## PROBLEM REQUIREMENTS:
Set down, word for word, only the lines from the start of the records through the line bearing "cash_eps = [95.0, 24.3, 31.0, 38.0, 43.4, 51.4, 59.9, 70.9]"; include no pictures.

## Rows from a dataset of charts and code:
···

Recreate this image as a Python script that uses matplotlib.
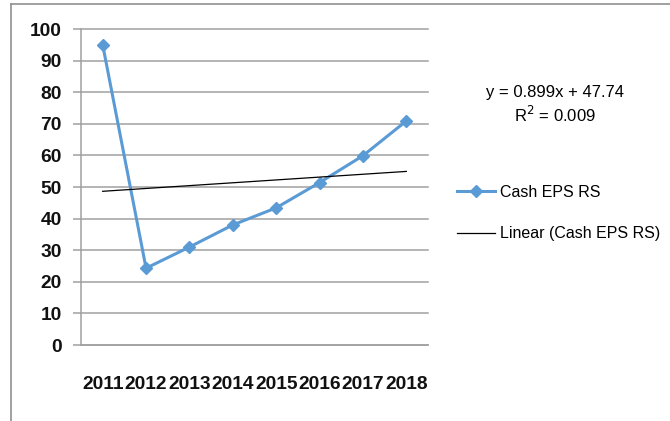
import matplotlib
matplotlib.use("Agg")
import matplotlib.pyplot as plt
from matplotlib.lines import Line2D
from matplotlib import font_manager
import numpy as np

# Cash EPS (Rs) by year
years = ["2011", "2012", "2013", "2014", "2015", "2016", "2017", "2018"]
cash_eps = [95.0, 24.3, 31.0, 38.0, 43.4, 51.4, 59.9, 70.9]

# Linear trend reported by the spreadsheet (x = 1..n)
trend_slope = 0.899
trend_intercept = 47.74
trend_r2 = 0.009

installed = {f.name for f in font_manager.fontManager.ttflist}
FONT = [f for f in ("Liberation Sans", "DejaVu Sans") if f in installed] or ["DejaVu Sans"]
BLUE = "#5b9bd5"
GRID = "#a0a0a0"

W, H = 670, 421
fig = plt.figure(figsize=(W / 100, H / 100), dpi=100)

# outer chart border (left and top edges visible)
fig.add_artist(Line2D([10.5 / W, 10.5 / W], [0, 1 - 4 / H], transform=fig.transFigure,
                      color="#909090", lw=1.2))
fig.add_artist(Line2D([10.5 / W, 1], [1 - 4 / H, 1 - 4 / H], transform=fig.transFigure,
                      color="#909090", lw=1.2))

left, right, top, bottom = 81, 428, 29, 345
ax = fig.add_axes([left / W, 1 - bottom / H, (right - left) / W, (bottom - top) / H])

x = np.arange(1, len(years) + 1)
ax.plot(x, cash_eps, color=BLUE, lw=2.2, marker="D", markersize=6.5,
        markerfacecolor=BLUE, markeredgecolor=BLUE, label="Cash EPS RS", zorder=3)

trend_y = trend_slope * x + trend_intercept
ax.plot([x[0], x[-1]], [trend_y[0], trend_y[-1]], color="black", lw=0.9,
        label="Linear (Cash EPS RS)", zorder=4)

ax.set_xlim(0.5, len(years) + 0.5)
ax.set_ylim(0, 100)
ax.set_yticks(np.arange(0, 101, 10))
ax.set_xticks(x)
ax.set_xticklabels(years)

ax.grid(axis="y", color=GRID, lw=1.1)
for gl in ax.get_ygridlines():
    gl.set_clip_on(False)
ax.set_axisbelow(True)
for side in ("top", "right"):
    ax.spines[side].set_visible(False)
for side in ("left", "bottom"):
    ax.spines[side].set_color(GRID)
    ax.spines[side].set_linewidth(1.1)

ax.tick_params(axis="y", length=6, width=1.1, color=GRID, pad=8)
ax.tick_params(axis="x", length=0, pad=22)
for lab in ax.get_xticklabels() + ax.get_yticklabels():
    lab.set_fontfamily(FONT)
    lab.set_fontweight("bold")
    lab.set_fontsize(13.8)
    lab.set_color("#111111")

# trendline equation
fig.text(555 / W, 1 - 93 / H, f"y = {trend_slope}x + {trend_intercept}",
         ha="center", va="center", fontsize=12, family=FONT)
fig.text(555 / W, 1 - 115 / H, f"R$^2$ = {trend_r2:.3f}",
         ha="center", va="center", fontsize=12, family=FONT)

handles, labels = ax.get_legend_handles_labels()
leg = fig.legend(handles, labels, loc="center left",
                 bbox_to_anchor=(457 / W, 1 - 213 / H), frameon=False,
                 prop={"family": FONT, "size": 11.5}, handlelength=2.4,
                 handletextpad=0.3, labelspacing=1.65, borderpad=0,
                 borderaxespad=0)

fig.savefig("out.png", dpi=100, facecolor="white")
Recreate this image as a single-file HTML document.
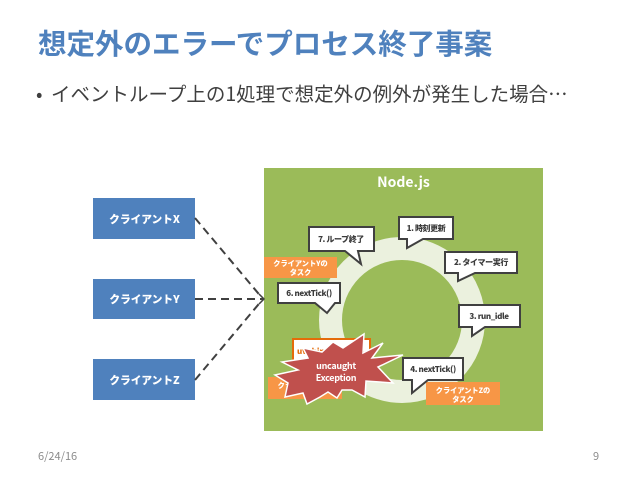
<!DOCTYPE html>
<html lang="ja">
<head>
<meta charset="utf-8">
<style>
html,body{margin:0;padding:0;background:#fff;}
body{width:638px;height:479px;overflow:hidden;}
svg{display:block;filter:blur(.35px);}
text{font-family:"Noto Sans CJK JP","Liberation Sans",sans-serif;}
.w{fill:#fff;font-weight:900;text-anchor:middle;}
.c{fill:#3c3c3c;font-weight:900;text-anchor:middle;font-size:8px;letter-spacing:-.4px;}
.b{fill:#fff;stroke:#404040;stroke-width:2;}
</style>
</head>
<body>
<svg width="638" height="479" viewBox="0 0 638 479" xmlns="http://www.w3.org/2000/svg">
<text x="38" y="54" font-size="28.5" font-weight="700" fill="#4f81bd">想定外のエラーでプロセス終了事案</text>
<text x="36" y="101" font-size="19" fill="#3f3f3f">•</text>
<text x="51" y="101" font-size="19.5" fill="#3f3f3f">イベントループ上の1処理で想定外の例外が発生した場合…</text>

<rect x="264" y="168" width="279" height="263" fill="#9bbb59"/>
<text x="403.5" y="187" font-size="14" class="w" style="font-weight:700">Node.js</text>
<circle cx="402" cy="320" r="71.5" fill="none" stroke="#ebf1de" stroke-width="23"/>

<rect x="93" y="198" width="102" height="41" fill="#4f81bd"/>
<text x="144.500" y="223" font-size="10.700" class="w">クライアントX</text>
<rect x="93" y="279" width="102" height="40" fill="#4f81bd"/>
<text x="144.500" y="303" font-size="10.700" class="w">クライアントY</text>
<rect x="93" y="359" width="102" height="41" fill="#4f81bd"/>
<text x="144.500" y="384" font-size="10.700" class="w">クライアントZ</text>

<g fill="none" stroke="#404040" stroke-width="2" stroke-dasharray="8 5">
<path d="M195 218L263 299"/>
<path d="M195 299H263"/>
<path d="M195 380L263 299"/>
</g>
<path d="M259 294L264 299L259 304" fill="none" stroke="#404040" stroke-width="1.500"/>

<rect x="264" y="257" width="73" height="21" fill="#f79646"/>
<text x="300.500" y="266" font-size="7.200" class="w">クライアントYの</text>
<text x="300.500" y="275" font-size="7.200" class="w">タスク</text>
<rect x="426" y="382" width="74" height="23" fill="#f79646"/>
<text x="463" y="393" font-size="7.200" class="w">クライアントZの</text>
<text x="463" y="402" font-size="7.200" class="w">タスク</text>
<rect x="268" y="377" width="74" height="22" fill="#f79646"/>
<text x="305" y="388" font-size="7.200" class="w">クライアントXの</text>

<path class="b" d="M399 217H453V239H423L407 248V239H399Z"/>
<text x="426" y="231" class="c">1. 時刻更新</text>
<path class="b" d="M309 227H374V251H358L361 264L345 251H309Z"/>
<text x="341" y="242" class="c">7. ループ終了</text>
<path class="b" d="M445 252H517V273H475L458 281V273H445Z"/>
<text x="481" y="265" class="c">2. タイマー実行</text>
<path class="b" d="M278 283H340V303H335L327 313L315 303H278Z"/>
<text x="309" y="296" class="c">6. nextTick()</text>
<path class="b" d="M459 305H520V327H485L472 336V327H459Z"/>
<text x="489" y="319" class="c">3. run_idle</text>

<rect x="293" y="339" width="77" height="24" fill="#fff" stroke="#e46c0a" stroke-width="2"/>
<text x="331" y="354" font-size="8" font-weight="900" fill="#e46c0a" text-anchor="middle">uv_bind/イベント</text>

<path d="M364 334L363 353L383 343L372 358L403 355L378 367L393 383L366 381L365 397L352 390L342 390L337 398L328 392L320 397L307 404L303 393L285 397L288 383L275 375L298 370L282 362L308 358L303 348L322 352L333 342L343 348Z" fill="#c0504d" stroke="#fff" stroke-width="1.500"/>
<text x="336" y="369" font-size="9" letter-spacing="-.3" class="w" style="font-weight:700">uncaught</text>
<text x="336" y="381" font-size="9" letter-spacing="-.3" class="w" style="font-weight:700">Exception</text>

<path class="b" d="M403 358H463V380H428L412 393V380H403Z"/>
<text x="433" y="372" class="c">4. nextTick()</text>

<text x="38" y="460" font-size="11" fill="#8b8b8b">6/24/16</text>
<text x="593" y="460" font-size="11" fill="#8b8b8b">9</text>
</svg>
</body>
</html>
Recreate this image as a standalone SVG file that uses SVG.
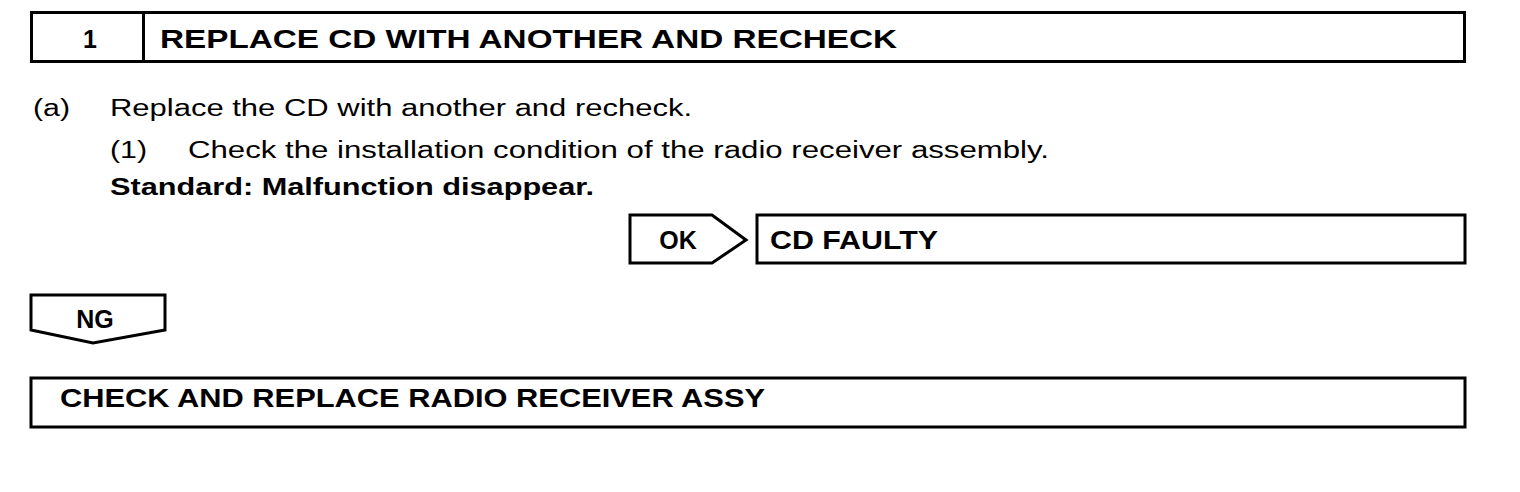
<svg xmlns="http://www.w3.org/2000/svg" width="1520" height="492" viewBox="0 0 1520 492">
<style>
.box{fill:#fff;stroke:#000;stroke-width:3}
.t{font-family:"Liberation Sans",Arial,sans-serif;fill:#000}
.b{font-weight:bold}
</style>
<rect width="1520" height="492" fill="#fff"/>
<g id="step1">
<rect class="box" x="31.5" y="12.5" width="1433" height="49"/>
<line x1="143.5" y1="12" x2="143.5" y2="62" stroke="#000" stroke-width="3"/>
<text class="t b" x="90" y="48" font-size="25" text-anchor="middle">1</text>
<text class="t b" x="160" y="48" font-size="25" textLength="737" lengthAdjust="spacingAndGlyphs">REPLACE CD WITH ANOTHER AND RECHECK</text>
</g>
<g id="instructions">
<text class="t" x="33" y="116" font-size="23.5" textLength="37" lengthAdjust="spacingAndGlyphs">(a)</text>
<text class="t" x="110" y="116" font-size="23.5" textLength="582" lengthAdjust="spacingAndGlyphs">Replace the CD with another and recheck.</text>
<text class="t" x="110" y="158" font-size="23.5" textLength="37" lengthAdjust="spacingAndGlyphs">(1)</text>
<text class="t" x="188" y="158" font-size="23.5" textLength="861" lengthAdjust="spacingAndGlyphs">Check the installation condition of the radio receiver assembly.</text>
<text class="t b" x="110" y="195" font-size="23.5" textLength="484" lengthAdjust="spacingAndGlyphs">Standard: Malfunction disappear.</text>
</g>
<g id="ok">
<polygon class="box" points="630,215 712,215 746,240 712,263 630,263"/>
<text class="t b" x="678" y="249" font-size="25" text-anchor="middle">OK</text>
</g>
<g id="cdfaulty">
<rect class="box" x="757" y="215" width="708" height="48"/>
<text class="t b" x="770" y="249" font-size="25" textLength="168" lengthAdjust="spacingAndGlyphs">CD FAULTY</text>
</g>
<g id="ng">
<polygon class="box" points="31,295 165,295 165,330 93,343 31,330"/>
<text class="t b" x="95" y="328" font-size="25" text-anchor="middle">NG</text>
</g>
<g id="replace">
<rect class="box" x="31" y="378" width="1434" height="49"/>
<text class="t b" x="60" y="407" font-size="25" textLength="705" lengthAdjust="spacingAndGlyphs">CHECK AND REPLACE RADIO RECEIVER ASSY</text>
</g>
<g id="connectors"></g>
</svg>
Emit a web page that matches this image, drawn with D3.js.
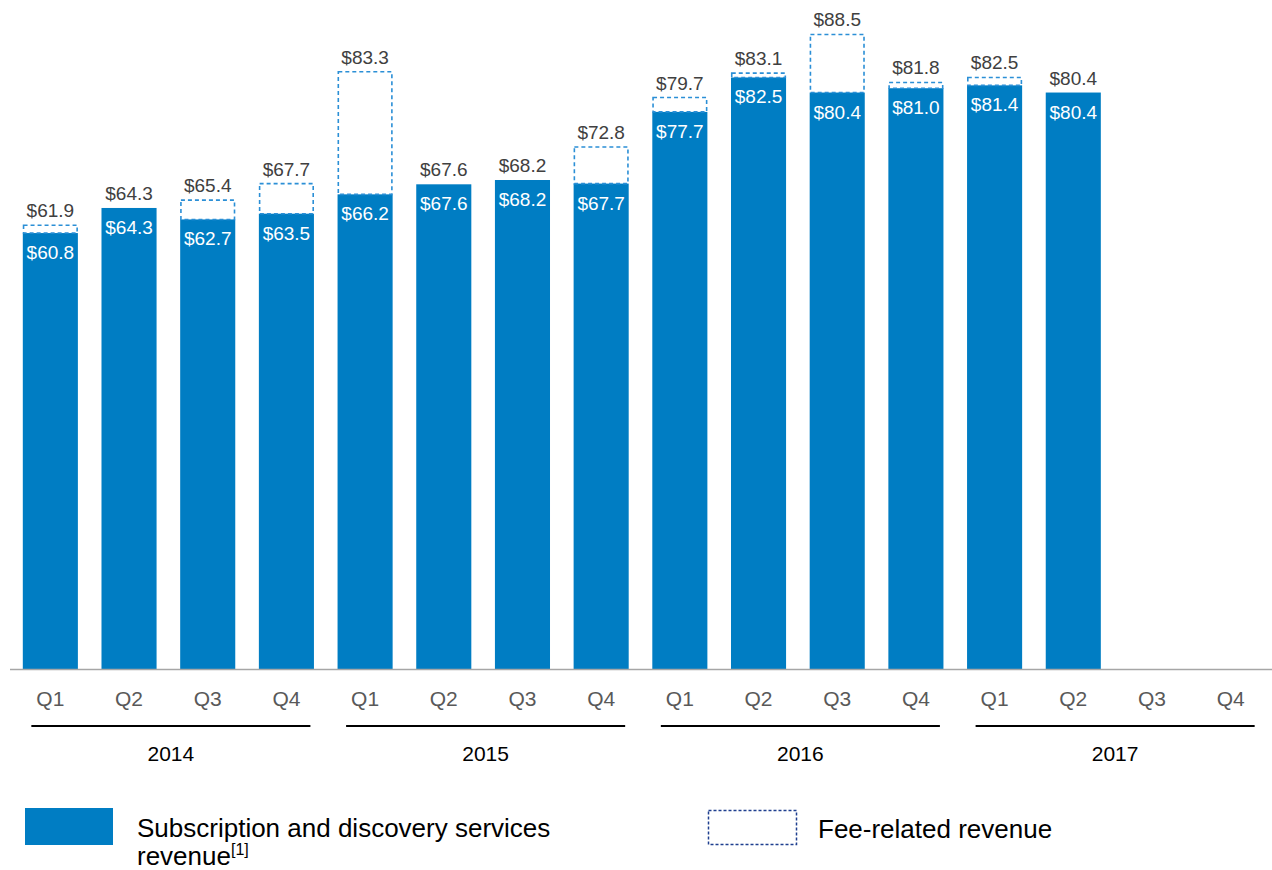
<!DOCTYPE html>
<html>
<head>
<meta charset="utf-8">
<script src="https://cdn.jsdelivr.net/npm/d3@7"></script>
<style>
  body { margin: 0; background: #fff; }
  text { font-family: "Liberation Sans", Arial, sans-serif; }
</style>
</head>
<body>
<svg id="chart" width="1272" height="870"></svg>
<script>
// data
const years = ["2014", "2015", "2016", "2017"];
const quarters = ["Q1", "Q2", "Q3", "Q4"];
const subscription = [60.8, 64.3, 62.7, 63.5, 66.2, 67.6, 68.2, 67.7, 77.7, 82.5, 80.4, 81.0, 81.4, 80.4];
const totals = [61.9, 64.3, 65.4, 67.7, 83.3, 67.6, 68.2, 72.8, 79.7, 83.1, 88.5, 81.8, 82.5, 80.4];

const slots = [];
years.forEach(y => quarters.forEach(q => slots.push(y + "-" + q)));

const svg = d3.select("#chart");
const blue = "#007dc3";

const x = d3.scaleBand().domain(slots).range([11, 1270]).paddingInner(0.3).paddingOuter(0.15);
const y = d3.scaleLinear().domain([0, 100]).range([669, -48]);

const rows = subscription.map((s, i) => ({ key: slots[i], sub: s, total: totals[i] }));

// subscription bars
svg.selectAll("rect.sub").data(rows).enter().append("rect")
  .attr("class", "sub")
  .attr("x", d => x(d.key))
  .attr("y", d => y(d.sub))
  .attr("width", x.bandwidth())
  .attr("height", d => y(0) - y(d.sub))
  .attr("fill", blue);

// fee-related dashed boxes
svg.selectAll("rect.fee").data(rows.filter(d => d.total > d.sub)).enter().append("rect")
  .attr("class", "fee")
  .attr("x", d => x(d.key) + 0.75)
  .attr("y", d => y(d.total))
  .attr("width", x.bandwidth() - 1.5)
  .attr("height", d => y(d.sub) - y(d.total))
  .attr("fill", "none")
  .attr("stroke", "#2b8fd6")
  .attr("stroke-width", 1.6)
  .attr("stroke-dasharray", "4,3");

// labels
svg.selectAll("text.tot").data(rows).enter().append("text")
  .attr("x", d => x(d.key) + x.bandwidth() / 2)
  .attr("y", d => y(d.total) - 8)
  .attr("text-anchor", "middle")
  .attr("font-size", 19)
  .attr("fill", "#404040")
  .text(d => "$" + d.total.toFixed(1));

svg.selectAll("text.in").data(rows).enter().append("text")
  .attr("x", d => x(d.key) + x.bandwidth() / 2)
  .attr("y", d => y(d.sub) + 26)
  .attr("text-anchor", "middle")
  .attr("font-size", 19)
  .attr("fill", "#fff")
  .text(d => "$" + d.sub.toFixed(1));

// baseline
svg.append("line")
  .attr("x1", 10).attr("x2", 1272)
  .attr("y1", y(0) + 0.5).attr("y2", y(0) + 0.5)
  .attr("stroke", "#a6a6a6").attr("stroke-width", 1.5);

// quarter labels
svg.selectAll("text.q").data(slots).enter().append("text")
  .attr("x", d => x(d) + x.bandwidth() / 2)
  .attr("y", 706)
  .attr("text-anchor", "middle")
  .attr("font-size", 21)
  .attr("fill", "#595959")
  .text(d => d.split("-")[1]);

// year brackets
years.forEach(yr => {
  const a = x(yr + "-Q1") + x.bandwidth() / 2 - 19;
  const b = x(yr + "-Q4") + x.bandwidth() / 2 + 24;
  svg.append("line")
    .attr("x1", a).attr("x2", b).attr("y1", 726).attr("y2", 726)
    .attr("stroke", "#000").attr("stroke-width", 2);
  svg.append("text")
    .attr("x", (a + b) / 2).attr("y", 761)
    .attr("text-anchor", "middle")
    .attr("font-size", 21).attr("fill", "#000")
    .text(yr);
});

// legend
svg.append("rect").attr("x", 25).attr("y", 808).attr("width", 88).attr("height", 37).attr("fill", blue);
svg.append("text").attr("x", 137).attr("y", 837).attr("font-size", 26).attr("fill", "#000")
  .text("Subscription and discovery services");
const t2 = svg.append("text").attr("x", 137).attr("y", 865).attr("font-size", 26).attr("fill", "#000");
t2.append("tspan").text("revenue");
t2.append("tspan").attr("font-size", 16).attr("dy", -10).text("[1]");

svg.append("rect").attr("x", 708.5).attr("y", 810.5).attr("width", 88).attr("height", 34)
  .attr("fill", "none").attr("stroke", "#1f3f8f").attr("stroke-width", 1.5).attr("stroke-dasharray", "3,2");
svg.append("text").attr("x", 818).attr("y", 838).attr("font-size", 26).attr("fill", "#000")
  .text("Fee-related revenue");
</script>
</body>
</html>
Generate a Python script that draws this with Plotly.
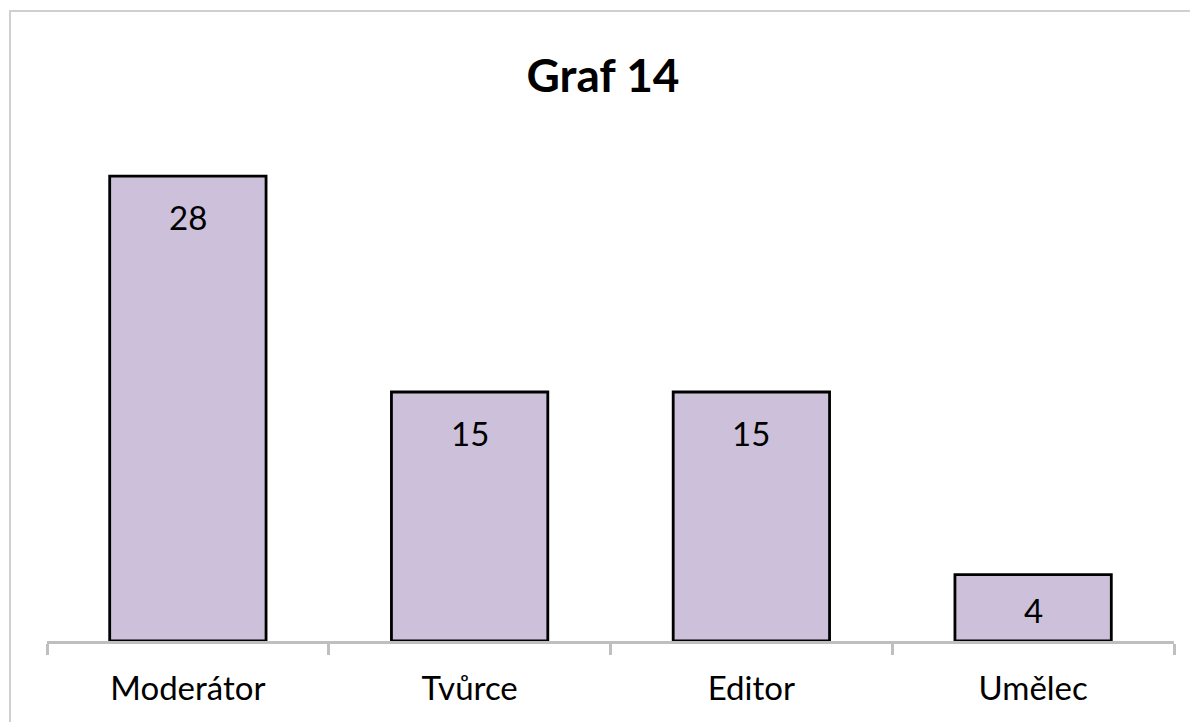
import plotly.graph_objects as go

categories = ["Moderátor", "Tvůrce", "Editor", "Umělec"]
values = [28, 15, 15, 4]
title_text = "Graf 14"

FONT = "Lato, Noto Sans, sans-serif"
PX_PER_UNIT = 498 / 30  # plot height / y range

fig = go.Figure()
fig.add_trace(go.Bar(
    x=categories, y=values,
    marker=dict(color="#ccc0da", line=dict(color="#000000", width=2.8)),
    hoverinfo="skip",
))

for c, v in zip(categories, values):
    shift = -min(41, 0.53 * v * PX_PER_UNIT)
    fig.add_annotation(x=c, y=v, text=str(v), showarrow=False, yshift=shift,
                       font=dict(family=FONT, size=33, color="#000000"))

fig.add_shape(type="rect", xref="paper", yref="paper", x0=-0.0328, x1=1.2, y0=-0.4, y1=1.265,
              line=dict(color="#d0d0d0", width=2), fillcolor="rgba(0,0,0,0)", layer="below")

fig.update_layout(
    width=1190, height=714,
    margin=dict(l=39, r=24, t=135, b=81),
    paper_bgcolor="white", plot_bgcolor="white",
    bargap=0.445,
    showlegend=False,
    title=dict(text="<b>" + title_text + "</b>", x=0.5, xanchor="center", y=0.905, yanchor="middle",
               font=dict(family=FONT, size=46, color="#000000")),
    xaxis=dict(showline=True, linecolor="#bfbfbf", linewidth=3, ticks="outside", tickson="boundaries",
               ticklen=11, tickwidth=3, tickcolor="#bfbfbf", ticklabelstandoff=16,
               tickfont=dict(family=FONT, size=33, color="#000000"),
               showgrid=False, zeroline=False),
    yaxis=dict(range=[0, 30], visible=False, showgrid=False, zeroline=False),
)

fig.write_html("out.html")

···

## WRITTEN SOLUTION:
Recreate this image as a Python script that uses matplotlib.
import matplotlib
matplotlib.use("Agg")
import matplotlib.pyplot as plt
from matplotlib.lines import Line2D
from matplotlib import font_manager
import numpy as np

# Cash EPS (Rs) by year
years = ["2011", "2012", "2013", "2014", "2015", "2016", "2017", "2018"]
cash_eps = [95.0, 24.3, 31.0, 38.0, 43.4, 51.4, 59.9, 70.9]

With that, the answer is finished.